FLSmidth said four of its 3.8 metre disc filters, each comprising 14 vacuum discs, will prepare tailings slurry for the backfill application at the DRC project.
The filters have been installed in two modules, with two units in each, as part of a dewatering strategy aims to create a cake dry enough to be mixed with cement and other additives before being conveyed underground to be placed in mined-out workings as backfill.
"The efficacy of the vacuum filter in this application allows the mine to consistently achieve its targeted level of dewatering," said Howard Areington, general manager projects and account sales at FLSmidth. "This, in turn, means that the amount of cement and additives can be optimised, keeping operating costs down."

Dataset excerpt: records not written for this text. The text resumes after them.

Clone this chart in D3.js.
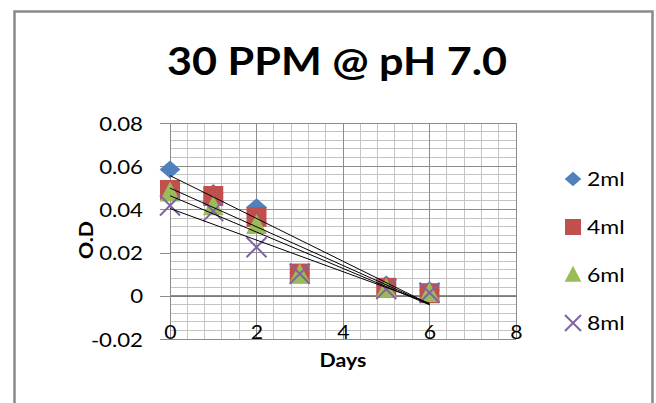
<!DOCTYPE html>
<html>
<head>
<meta charset="utf-8">
<script src="https://cdn.jsdelivr.net/npm/d3@7/dist/d3.min.js"></script>
<style>
  html, body { margin: 0; padding: 0; background: #fff; }
  svg { display: block; }
  text { font-family: Lato, "Open Sans", sans-serif; fill: #000; }
</style>
</head>
<body>
<svg id="chart" width="656" height="403"></svg>
<script>
// Optical density readings over time for each dose
const days = [0, 1, 2, 3, 5, 6];
const seriesNames = ["2ml", "4ml", "6ml", "8ml"];
const od2ml = [0.0585, 0.0476, 0.041, 0.0105, 0.0052, 0.0026];
const od4ml = [0.049, 0.0462, 0.0365, 0.0103, 0.0037, 0.0012];
const od6ml = [0.0475, 0.0412, 0.0325, 0.0098, 0.003, 0.001];
const od8ml = [0.0418, 0.0392, 0.0225, 0.0102, 0.0031, 0.0014];
const yTicks = [-0.02, 0, 0.02, 0.04, 0.06, 0.08];
const xTicks = [0, 2, 4, 6, 8];
const titleText = "30 PPM @ pH 7.0";

const colors = ["#4F81BD", "#C0504D", "#9BBB59", "#8064A2"];
const shapes = ["diamond", "square", "triangle", "cross"];
const values = [od2ml, od4ml, od6ml, od8ml];

// widen glyphs horizontally to the chart's text proportions
function stretch(sel, k) {
  sel.each(function () {
    const w = this.getComputedTextLength();
    d3.select(this).attr("textLength", w * k).attr("lengthAdjust", "spacingAndGlyphs");
  });
}

const svg = d3.select("#chart");

// chart frame
svg.append("path")
  .attr("d", "M14.5,410 V11.5 H652.5 V410")
  .attr("fill", "none").attr("stroke", "#8a8a8a").attr("stroke-width", 2.5);

const plot = { left: 170, right: 516, top: 123, bottom: 339 };
const x = d3.scaleLinear().domain([0, 8]).range([plot.left, plot.right]);
const y = d3.scaleLinear().domain([-0.02, 0.08]).range([plot.bottom, plot.top]);

const grid = svg.append("g").attr("shape-rendering", "crispEdges");
// minor gridlines
d3.range(0, 8.0001, 0.4).forEach(v => {
  grid.append("line").attr("x1", x(v)).attr("x2", x(v))
    .attr("y1", plot.top).attr("y2", plot.bottom)
    .attr("stroke", "#c4c4c4").attr("stroke-width", 1);
});
d3.range(-0.02, 0.08001, 0.004).forEach(v => {
  grid.append("line").attr("x1", plot.left).attr("x2", plot.right)
    .attr("y1", y(v)).attr("y2", y(v))
    .attr("stroke", "#c4c4c4").attr("stroke-width", 1);
});
// major gridlines
xTicks.forEach(v => {
  grid.append("line").attr("x1", x(v)).attr("x2", x(v))
    .attr("y1", plot.top).attr("y2", plot.bottom)
    .attr("stroke", "#8c8c8c").attr("stroke-width", 1);
});
yTicks.forEach(v => {
  grid.append("line").attr("x1", plot.left).attr("x2", plot.right)
    .attr("y1", y(v)).attr("y2", y(v))
    .attr("stroke", "#8c8c8c").attr("stroke-width", 1);
});

// y axis at x = 0 with outward ticks
const yAxis = d3.axisLeft(y).tickValues(yTicks).tickSize(10).tickPadding(17)
  .tickFormat(d => d === 0 ? "0" : d3.format(".2f")(d).replace("\u2212", "-"));
const gy = svg.append("g").attr("transform", `translate(${x(0)},0)`).call(yAxis);
gy.select(".domain").attr("stroke", "#8c8c8c").attr("shape-rendering", "crispEdges");
gy.selectAll(".tick line").attr("stroke", "#8c8c8c").attr("shape-rendering", "crispEdges");
gy.selectAll(".tick text").attr("font-size", 18.5).attr("font-family", "Lato, sans-serif")
  .attr("fill", "#000").attr("dy", "0.38em");
stretch(gy.selectAll(".tick text"), 1.2);

// x axis along y = 0, labels sit at the bottom of the plot
const xAxis = d3.axisBottom(x).tickValues(xTicks).tickSize(0).tickFormat(d3.format("d"));
const gx = svg.append("g").attr("transform", `translate(0,${y(0)})`).call(xAxis);
gx.select(".domain").attr("stroke", "#7a7a7a").attr("shape-rendering", "crispEdges");
gx.selectAll(".tick text")
  .attr("font-size", 18.5).attr("font-family", "Lato, sans-serif").attr("fill", "#000")
  .attr("y", plot.bottom - y(0)).attr("dy", "0");
stretch(gx.selectAll(".tick text"), 1.15);

// markers
const sym = {
  diamond: (g, s) => g.append("path").attr("d", `M0,${-s * 0.45} L${s * 0.52},0 L0,${s * 0.45} L${-s * 0.52},0 Z`),
  square: (g, s) => g.append("rect").attr("x", -s / 2).attr("y", -s / 2).attr("width", s).attr("height", s),
  triangle: (g, s) => g.append("path").attr("d", `M0,${-s * 0.58} L${s * 0.52},${s * 0.42} L${-s * 0.52},${s * 0.42} Z`),
  cross: (g, s) => g.append("path").attr("d", `M${-s / 2},${-s / 2} L${s / 2},${s / 2} M${s / 2},${-s / 2} L${-s / 2},${s / 2}`)
};

function marker(parent, i, cx, cy, s) {
  const g = parent.append("g").attr("transform", `translate(${cx},${cy})`);
  const el = sym[shapes[i]](g, s);
  if (shapes[i] === "cross") el.attr("fill", "none").attr("stroke", colors[i]).attr("stroke-width", 2);
  else el.attr("fill", colors[i]);
}

const marks = svg.append("g");
values.forEach((vals, i) => {
  vals.forEach((v, j) => marker(marks, i, x(days[j]), y(v), 20));
});

// linear trendlines (least squares) across the measured range
const trend = svg.append("g");
values.forEach(vals => {
  const mx = d3.mean(days), my = d3.mean(vals);
  const sxy = d3.sum(days, (d, k) => (d - mx) * (vals[k] - my));
  const sxx = d3.sum(days, d => (d - mx) * (d - mx));
  const slope = sxy / sxx, icpt = my - slope * mx;
  const x0 = d3.min(days), x1 = d3.max(days);
  trend.append("line")
    .attr("x1", x(x0)).attr("y1", y(icpt + slope * x0))
    .attr("x2", x(x1)).attr("y2", y(icpt + slope * x1))
    .attr("stroke", "#000").attr("stroke-width", 1);
});

// titles
const title = svg.append("text").attr("x", 337).attr("y", 75).attr("text-anchor", "middle")
  .attr("font-size", 37.5).attr("font-weight", "bold").text(titleText);
stretch(title, 1.15);
const xTitle = svg.append("text").attr("x", 343).attr("y", 367).attr("text-anchor", "middle")
  .attr("font-size", 19).attr("font-weight", "bold").text("Days");
stretch(xTitle, 1.12);
const yTitle = svg.append("text").attr("transform", "translate(93,240) rotate(-90)").attr("text-anchor", "middle")
  .attr("font-size", 19).attr("font-weight", "bold").text("O.D");
stretch(yTitle, 1.12);

// legend
const legend = svg.append("g");
seriesNames.forEach((name, i) => {
  const cy = 179 + i * 48;
  marker(legend, i, 573, cy, 16);
  const t = legend.append("text").attr("x", 587).attr("y", cy).attr("dy", "0.36em")
    .attr("font-size", 19.5).text(name);
  stretch(t, 1.18);
});
</script>
</body>
</html>
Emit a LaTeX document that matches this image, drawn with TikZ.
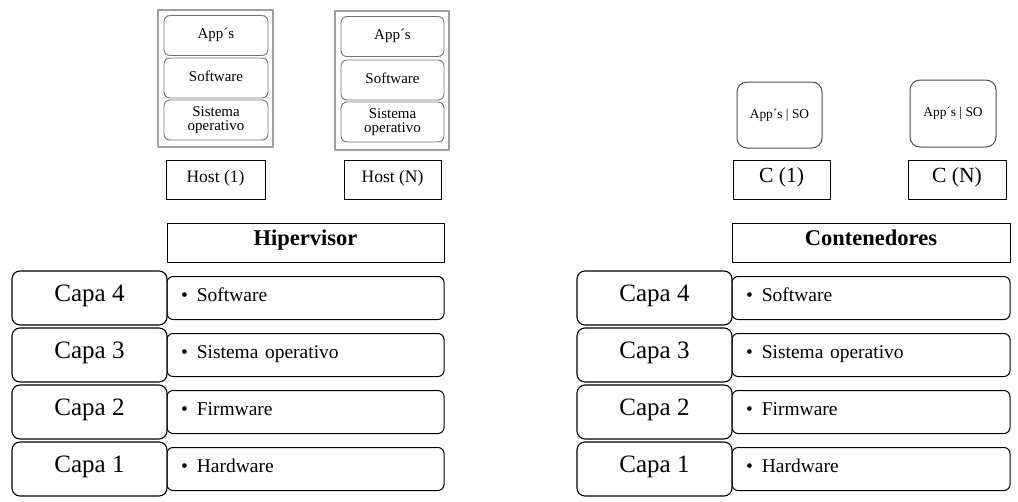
\documentclass[tikz,border=0pt]{standalone}
\usepackage{fontspec}
\setmainfont{Liberation Serif}
\usepackage{tikz}

\begin{document}
\begin{tikzpicture}[x=1pt,y=-1pt,line join=round,
  oneline/.style={text height=0.7em,text depth=0.05em},
  hostframe/.style={draw=gray!75,line width=1.2pt,inner sep=0pt},
  layer/.style={draw=black!55,line width=0.9pt,rounded corners=6pt,fill=white,
    minimum width=104pt,minimum height=40pt,inner sep=0pt,align=center,
    font=\fontsize{15}{14}\selectfont},
  hostlabel/.style={draw,line width=1pt,minimum width=98pt,minimum height=39pt,
    inner sep=0pt,oneline,font=\fontsize{17.5}{18}\selectfont},
  cbox/.style={draw=black!70,line width=1pt,rounded corners=10pt,fill=white,
    minimum width=85pt,minimum height=66pt,inner sep=0pt,oneline,
    font=\fontsize{13.4}{14}\selectfont},
  clabel/.style={draw,line width=1pt,minimum width=97pt,minimum height=39pt,
    inner sep=0pt,oneline,font=\fontsize{21.6}{22}\selectfont},
  titlebox/.style={draw,line width=1pt,minimum height=39pt,inner sep=0pt,
    oneline,font=\fontsize{22.5}{23}\selectfont\bfseries},
  capabox/.style={draw,line width=1.1pt,rounded corners=8pt,fill=white,
    minimum width=155pt,minimum height=54pt,inner sep=0pt,oneline,
    font=\fontsize{25}{25}\selectfont},
  itembox/.style={draw,line width=1pt,rounded corners=6pt,fill=white,
    minimum height=43pt,inner xsep=14pt,inner ysep=0pt,align=left,oneline,
    font=\fontsize{19.5}{20}\selectfont}]
  \useasboundingbox (0,0) rectangle (1018,501);
  % hosts (hipervisor)
  \node[hostframe,minimum width=115pt,minimum height=137pt] (H1) at (215.5,78.5) {};
  \node[hostframe,minimum width=114pt,minimum height=139pt] (HN) at (392,80.5) {};
  \node[layer,oneline] (H1app) at (216,35.5) {App´s};
  \node[layer,oneline] (H1sw) at (216,78) {Software};
  \node[layer] (H1so) at (216,120) {Sistema\\operativo};
  \node[layer,oneline,minimum width=103pt] (HNapp) at (392.5,36.5) {App´s};
  \node[layer,oneline,minimum width=103pt] (HNsw) at (392.5,80) {Software};
  \node[layer,minimum width=103pt] (HNso) at (392.5,122) {Sistema\\operativo};
  \node[hostlabel,minimum width=99pt] (H1lbl) at (215.5,179.5) {Host (1)};
  \node[hostlabel,minimum width=97pt] (HNlbl) at (392.5,179.5) {Host (N)};
  % contenedores
  \node[cbox] (C1) at (779.5,115) {App´s | SO};
  \node[cbox,minimum width=86pt,minimum height=67pt] (CN) at (953,113.5) {App´s | SO};
  \node[clabel] (C1lbl) at (781.5,179.5) {C (1)};
  \node[clabel,minimum width=98pt] (CNlbl) at (957,179.5) {C (N)};
  % titulos
  \node[titlebox,minimum width=277pt] (hip) at (305.5,242.5) {Hipervisor};
  \node[titlebox,minimum width=278pt] (cont) at (871,242.5) {Contenedores};
  % capas izquierda
  \node[itembox,text width=249pt] (L4) at (305.5,298) {\textbullet\hspace{9pt}Software};
  \node[itembox,text width=249pt] (L3) at (305.5,355) {\textbullet\hspace{9pt}Sistema operativo};
  \node[itembox,text width=249pt] (L2) at (305.5,412) {\textbullet\hspace{9pt}Firmware};
  \node[itembox,text width=249pt] (L1) at (305.5,469) {\textbullet\hspace{9pt}Hardware};
  \node[capabox] (CL4) at (89.5,298) {Capa 4};
  \node[capabox] (CL3) at (89.5,355) {Capa 3};
  \node[capabox] (CL2) at (89.5,412) {Capa 2};
  \node[capabox] (CL1) at (89.5,469) {Capa 1};
  % capas derecha
  \node[itembox,text width=250pt] (R4) at (871,298) {\textbullet\hspace{9pt}Software};
  \node[itembox,text width=250pt] (R3) at (871,355) {\textbullet\hspace{9pt}Sistema operativo};
  \node[itembox,text width=250pt] (R2) at (871,412) {\textbullet\hspace{9pt}Firmware};
  \node[itembox,text width=250pt] (R1) at (871,469) {\textbullet\hspace{9pt}Hardware};
  \node[capabox] (CR4) at (654.5,298) {Capa 4};
  \node[capabox] (CR3) at (654.5,355) {Capa 3};
  \node[capabox] (CR2) at (654.5,412) {Capa 2};
  \node[capabox] (CR1) at (654.5,469) {Capa 1};
\end{tikzpicture}
\end{document}
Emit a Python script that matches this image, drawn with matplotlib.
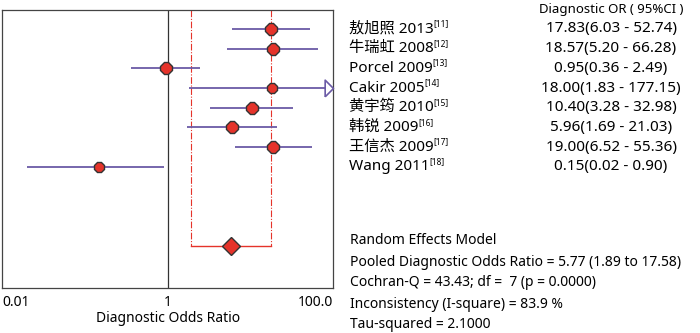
import matplotlib
matplotlib.use("Agg")
import matplotlib.pyplot as plt
import matplotlib.transforms as mtransforms

plt.rcParams['font.family'] = ['Noto Sans', 'Noto Sans CJK SC', 'DejaVu Sans']

# study data
studies = ["敖旭照 2013", "牛瑞虹 2008", "Porcel 2009", "Cakir 2005",
           "黄宇筠 2010", "韩锐 2009", "王信杰 2009", "Wang 2011"]
refs = ["[11]", "[12]", "[13]", "[14]", "[15]", "[16]", "[17]", "[18]"]
dor = [17.83, 18.57, 0.95, 18.00, 10.40, 5.96, 19.00, 0.15]
lo = [6.03, 5.20, 0.36, 1.83, 3.28, 1.69, 6.52, 0.02]
hi = [52.74, 66.28, 2.49, 177.15, 32.98, 21.03, 55.36, 0.90]
weights = [12, 12, 12, 10, 13, 12, 12, 10]

pooled = 5.77
pooled_lo = 1.89
pooled_hi = 17.58

summary_lines = [
    "Random Effects Model",
    "Pooled Diagnostic Odds Ratio = 5.77 (1.89 to 17.58)",
    "Cochran-Q = 43.43; df =  7 (p = 0.0000)",
    "Inconsistency (I-square) = 83.9 %",
    "Tau-squared = 2.1000",
]

xmin, xmax = 0.01, 100
ci_color = "#6b5ba6"
red = "#e5332a"

fig = plt.figure(figsize=(7, 3.33), dpi=100)
ax = fig.add_axes([0.003, 0.135, 0.473, 0.835])
ax.set_xscale("log")
ax.set_xlim(xmin, xmax)
ax.set_ylim(13.15, -0.96)

# null line
ax.axvline(1, color="#333333", lw=0.9)

pooled_row = 11
# pooled CI bracket
ax.plot([pooled_lo, pooled_lo], [-0.96, pooled_row], color=red, lw=0.8, ls=(0, (6, 1.5, 1, 1.5)))
ax.plot([pooled_hi, pooled_hi], [-0.96, pooled_row], color=red, lw=0.8, ls=(0, (6, 1.5, 1, 1.5)))
ax.plot([pooled_lo, pooled_hi], [pooled_row, pooled_row], color=red, lw=1.0)
ax.plot([pooled], [pooled_row], marker="D", ms=9.5, mfc=red, mec="#333333", mew=1.0)

for i in range(len(studies)):
    right = min(hi[i], xmax)
    ax.plot([lo[i], right], [i, i], color=ci_color, lw=1.3, solid_capstyle="butt")
    if hi[i] > xmax:
        ax.plot([xmax], [i], marker=[(-1, -1), (0, 0), (-1, 1), (-1, -1)], ms=12,
                mfc="white", mec=ci_color, mew=1.2, clip_on=False, zorder=4)
    ax.plot([dor[i]], [i], marker="8", ms=weights[i] * 0.72, mfc=red,
            mec="#333333", mew=1.0, zorder=5)

ax.set_yticks([])
ax.set_xticks([0.01, 1, 100])
ax.set_xticklabels(["0.01", "1", "100.0"], fontsize=10)
ax.minorticks_off()
ax.tick_params(axis="x", length=0, pad=5)
labs = ax.get_xticklabels()
labs[0].set_ha("left")
labs[2].set_ha("right")
ax.set_xlabel("Diagnostic Odds Ratio", fontsize=10, labelpad=1)
for s in ax.spines.values():
    s.set_color("#444444")
    s.set_linewidth(0.9)

# text columns on the right
trans = mtransforms.blended_transform_factory(fig.transFigure, ax.transData)
name_x = 349 / 700
val_x = 611 / 700
ax.text(val_x, -0.96, "Diagnostic OR ( 95%CI )", transform=trans, ha="center",
        va="center", fontsize=9.5, clip_on=False)
for i in range(len(studies)):
    t = ax.text(name_x, i, studies[i], transform=trans, ha="left", va="center",
                fontsize=11, clip_on=False)
    ax.annotate(refs[i], xy=(1, 0.85), xycoords=t, ha="left", va="center", fontsize=6)
    val = "{:.2f}({:.2f} - {:.2f})".format(dor[i], lo[i], hi[i])
    ax.text(val_x, i, val, transform=trans, ha="center", va="center",
            fontsize=11, clip_on=False)

for k, line in enumerate(summary_lines):
    fig.text(350 / 700, 1 - (241 + 21 * k) / 333, line, ha="left", va="center", fontsize=10)

fig.savefig("out.png", dpi=100)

Areington said his company's product was the most cost-effective form of vacuum filtration per square metre of footprint.
Ancillary equipment included a liquid-ring vacuum pump with capacity to pump almost 15,700 m3/h at a pressure of 67 kPa, as well as filtrate receiver and a filtrate pump of 32 m3/h capacity. FLSmidth also supplied a 1060 gallon snap air receiver, a 750 kPa air compressor, a plant air receiver and an air drier.
The water used in the filter vacuum pump needs to be potable so it was important for the design to recycle as much as possible. It is therefore recirculated through a closed circuit, with a cooling tower added to dispel heat from the water before it is re-introduced to the system.
"With disc filters delivering a drier product with more water savings, FLSmidth has provided this technology to many projects around the world," says Areington. "With FLSmidth's global reputation in the field for vacuum filtration backfill applications, we have secured a significant portion of this market - also supplying some of the largest vacuum disc filters in use today."